I could probably run almost like Usain Bolt, he thought, a memory from Andrei's world providing a bizarre but useful benchmark. If I add Creed on top of that... He imagined the physical boost from the stiletto dagger synergizing with this new innate swiftness. There's probably few terrestrial animals back on earth that could catch up to me. The thought was both thrilling and absurd. Now that I'm thinking about that, I should start exercising. Push these new limits, see what I'm truly capable of.

He could achieve higher physical feats of all kinds that relied on finesse and velocity—scaling a wall, dodging a blow, moving through a crowded room unseen. Yet, a cold, pragmatic voice in his head, the voice that remembered the raw, explosive power of a certain someone, chimed in. That being said, even with Creed, I'm sure I still couldn't keep up with someone like Karl in terms of pure physicality. Karl was a monster of a different order.

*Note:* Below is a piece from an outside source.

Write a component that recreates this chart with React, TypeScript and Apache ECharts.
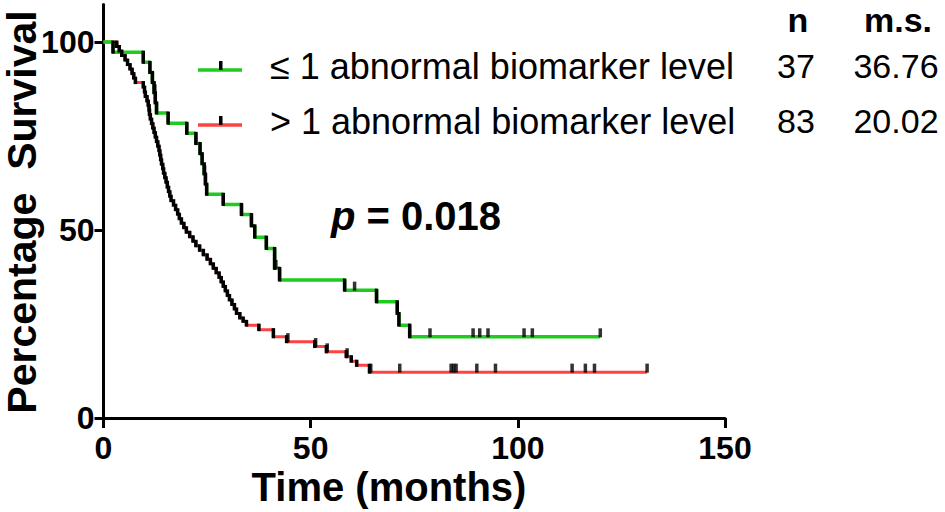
import React, { useEffect, useRef } from "react";
import * as echarts from "echarts";

// ≤ 1 abnormal biomarker level (green)
const greenTimes = [0, 2.3, 9.6, 11.2, 11.8, 12.2, 12.5, 12.8, 15.6, 20.1, 22.3, 23.3, 23.8, 24.3, 24.6, 24.9, 28.9, 33.3, 35.7, 36.5, 39.3, 41.3, 42.5, 58.2, 65.9, 70.9, 71.3, 73.9, 119.9];
const greenSurv = [100, 97.3, 94.6, 91.9, 89.2, 86.5, 83.8, 81.1, 78.4, 75.7, 73.0, 70.3, 67.6, 64.9, 62.2, 59.5, 56.8, 54.1, 51.1, 48.1, 45.1, 39.8, 36.7, 34.0, 30.9, 27.8, 24.7, 21.6, 21.6];
const greenCensor = [12.4, 24.4, 41.6, 60.6, 78.8, 89.2, 90.8, 92.8, 101.5, 103.5, 119.9];

// > 1 abnormal biomarker level (red)
const redTimes = [0, 3.2, 3.8, 4.4, 5.2, 5.8, 6.4, 6.9, 7.3, 7.7, 9.6, 9.9, 10.1, 10.5, 10.8, 11.0, 11.1, 11.3, 11.6, 11.9, 12.2, 12.5, 12.8, 13.1, 13.4, 13.6, 13.8, 14.0, 14.3, 14.5, 14.8, 15.1, 15.4, 15.7, 16.0, 16.3, 16.9, 17.4, 17.9, 18.3, 18.8, 19.4, 20.0, 20.8, 21.6, 22.3, 23.2, 24.1, 25.0, 25.8, 26.5, 27.2, 27.9, 28.4, 28.9, 29.4, 29.9, 30.4, 31.0, 31.6, 32.1, 32.9, 33.7, 34.5, 37.5, 41.0, 44.2, 51.0, 53.8, 58.6, 59.8, 61.1, 64.2, 131.2];
const redSurv = [100, 98.8, 97.6, 96.4, 95.2, 94.0, 92.8, 91.6, 90.4, 89.2, 88.0, 86.7, 85.5, 84.3, 83.1, 81.9, 80.7, 79.5, 78.3, 77.1, 75.9, 74.7, 73.5, 72.3, 71.1, 69.9, 68.7, 67.5, 66.3, 65.1, 63.9, 62.7, 61.4, 60.2, 59.0, 57.8, 56.6, 55.4, 54.2, 53.0, 51.8, 50.6, 49.4, 48.2, 47.0, 45.8, 44.6, 43.4, 42.2, 41.0, 39.8, 38.6, 37.4, 36.2, 35.0, 33.8, 32.6, 31.4, 30.2, 29.0, 27.8, 26.6, 25.7, 24.7, 23.5, 21.6, 20.3, 19.0, 17.6, 16.3, 15.1, 14.0, 12.2, 12.2];
const redCensor = [44.5, 51.2, 54.0, 58.8, 64.5, 71.5, 83.9, 84.5, 85.1, 90.1, 94.6, 113.1, 116.3, 118.5, 131.2];

const xTicks = [0, 50, 100, 150];
const yTicks = [0, 50, 100];
const legendLabels = ["≤ 1 abnormal biomarker level", "> 1 abnormal biomarker level"];
const groupN = ["37", "83"];
const medianSurvival = ["36.76", "20.02"];
const pValue = "0.018";

const GREEN = "#1ecb1e";
const RED = "#ff4242";
const FONT = "'Liberation Sans', Arial, Helvetica, sans-serif";

function stepAt(times: number[], surv: number[], t: number) {
  let s = surv[0];
  for (let i = 0; i < times.length; i++) if (times[i] <= t) s = surv[i];
  return s;
}

function drops(times: number[], surv: number[]) {
  const out: number[][] = [];
  for (let i = 1; i < times.length; i++) {
    if (surv[i] !== surv[i - 1]) out.push([times[i], surv[i - 1], surv[i]]);
  }
  return out;
}

export default function App() {
  const ref = useRef<HTMLDivElement>(null);
  useEffect(() => {
    document.body.style.margin = "0";
    const chart = echarts.init(ref.current!, null, { renderer: "svg" });
    const dropRender = (params: any, api: any) => {
      const a = api.coord([api.value(0), api.value(1)]);
      const b = api.coord([api.value(0), api.value(2)]);
      return {
        type: "line",
        shape: { x1: a[0], y1: a[1] - 1.5, x2: b[0], y2: b[1] + 1.5 },
        style: { stroke: "#000", lineWidth: 3.5 },
      };
    };
    const censorSeries = (times: number[], surv: number[], cens: number[]) => ({
      type: "scatter",
      data: cens.map((c) => [c, stepAt(times, surv, c)]),
      symbol: "rect",
      symbolSize: [3.5, 9],
      symbolOffset: [0, -4],
      itemStyle: { color: "#000" },
      silent: true,
      z: 5,
    });
    const legendRow = (i: number, color: string, y: number) => [
      { type: "line", shape: { x1: 198, y1: y + 4, x2: 242, y2: y + 4 }, style: { stroke: color, lineWidth: 3.5 } },
      { type: "rect", shape: { x: 219, y: y - 5, width: 3.5, height: 9 }, style: { fill: "#000" } },
      { type: "text", x: 270, y: y, style: { text: legendLabels[i], font: `36px ${FONT}`, fill: "#000", textVerticalAlign: "middle" } },
      { type: "text", x: 796, y: y, style: { text: groupN[i], font: `34px ${FONT}`, fill: "#000", textAlign: "center", textVerticalAlign: "middle" } },
      { type: "text", x: 896, y: y, style: { text: medianSurvival[i], font: `34px ${FONT}`, fill: "#000", textAlign: "center", textVerticalAlign: "middle" } },
    ];
    chart.setOption({
      animation: false,
      grid: { left: 103.5, right: 220, top: 4.4, bottom: 94, containLabel: false },
      xAxis: {
        type: "value",
        min: 0,
        max: 150,
        interval: 50,
        axisLine: { lineStyle: { color: "#000", width: 3 } },
        axisTick: { length: 10, lineStyle: { color: "#000", width: 3 }, customValues: xTicks },
        axisLabel: { color: "#000", fontSize: 32, fontWeight: "bold", fontFamily: FONT, margin: 14, customValues: xTicks },
        splitLine: { show: false },
      },
      yAxis: {
        type: "value",
        min: 0,
        max: 110,
        axisLine: { lineStyle: { color: "#000", width: 3 } },
        axisTick: { length: 9, lineStyle: { color: "#000", width: 3 }, customValues: yTicks },
        axisLabel: { color: "#000", fontSize: 32, fontWeight: "bold", fontFamily: FONT, margin: 9, customValues: yTicks },
        splitLine: { show: false },
      },
      series: [
        {
          type: "line",
          step: "end",
          data: redTimes.map((t, i) => [t, redSurv[i]]),
          symbol: "none",
          lineStyle: { color: RED, width: 3 },
          z: 2,
        },
        {
          type: "line",
          step: "end",
          data: greenTimes.map((t, i) => [t, greenSurv[i]]),
          symbol: "none",
          lineStyle: { color: GREEN, width: 3.5 },
          z: 3,
        },
        { type: "custom", renderItem: dropRender, data: drops(redTimes, redSurv), encode: { x: 0, y: [1, 2] }, z: 4, silent: true },
        { type: "custom", renderItem: dropRender, data: drops(greenTimes, greenSurv), encode: { x: 0, y: [1, 2] }, z: 4, silent: true },
        censorSeries(redTimes, redSurv, redCensor),
        censorSeries(greenTimes, greenSurv, greenCensor),
      ],
      graphic: [
        ...legendRow(0, GREEN, 66),
        ...legendRow(1, RED, 121),
        { type: "text", x: 798, y: 20, style: { text: "n", font: `bold 34px ${FONT}`, fill: "#000", textAlign: "center", textVerticalAlign: "middle" } },
        { type: "text", x: 898, y: 20, style: { text: "m.s.", font: `bold 34px ${FONT}`, fill: "#000", textAlign: "center", textVerticalAlign: "middle" } },
        {
          type: "text",
          x: 331,
          y: 216,
          style: {
            text: `{i|p}{b| = ${pValue}}`,
            rich: {
              i: { font: `italic bold 40px ${FONT}`, fill: "#000" },
              b: { font: `bold 40px ${FONT}`, fill: "#000" },
            },
            textVerticalAlign: "middle",
          },
        },
        {
          type: "text",
          x: 22,
          y: 212,
          rotation: Math.PI / 2,
          style: { text: "Percentage  Survival", font: `bold 41px ${FONT}`, fill: "#000", textAlign: "center", textVerticalAlign: "middle" },
        },
        {
          type: "text",
          x: 389,
          y: 487,
          style: { text: "Time (months)", font: `bold 40px ${FONT}`, fill: "#000", textAlign: "center", textVerticalAlign: "middle" },
        },
      ],
    });
    return () => chart.dispose();
  }, []);
  return <div ref={ref} style={{ width: 945, height: 512 }} />;
}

Finally, he turned his attention to the core of his original power: Theft. The increase in agility naturally made him a better, quieter thief. But there was more. He focused on the concept of taking, of acquisition. He looked at the safe that was a few meters away from him, inside it, he could feel Boris's Characteristic and the Dream-eating Rat's heart, he concentrated.

A very weak and faint, shimmering, semi-transparent hand that only he could see, a phantom limb composed of his spirituality, materialized and headed towards it. It was clumsy, ethereal. With immense mental strain, he willed it to close. The spectral fingers passed through the steel once, twice, before on the third attempt, they managed to gain a tenuous purchase. With a final, sharp tug of will, something appeared in his open palm with a soft pop of displaced air, it was a foggy and hazy little heart.

He gasped, a headache instantly blooming behind his temples.

The effort was immense, the range was pitiful—no more than five meters—and it only worked on items with a spiritual nature that interacted with the spirit world in some way, but he could remotely steal them.

He couldn't remotely steal a coin purse or a key. But he could potentially steal a Beyonder characteristic or a mystical ingredient. It was a niche, demanding, but potentially game-changing ability.

Finally, the range of his Thief's Nose had increased from 10 to 15 meters, possibly increasing further to 20 after digestion.

"Sadly, I'm still incapable of performing divination and i don't have any kind of spiritual perception, rituals are still complicated to me as my spirituality hasn't increased that much, I'm just now starting to realize how valuable Umbra was."

He stood there, breathing heavily, the small and dreamy heart cool in his sweaty palm. The assessment was complete. His tools for charm, misdirection, and illusion were sharp. His mind was sharper, able to read the unspoken language of the body. His body was faster, a vessel built for graceful escape and precise action. And his core power of theft had evolved, faintly reaching now into the realm of the spiritual.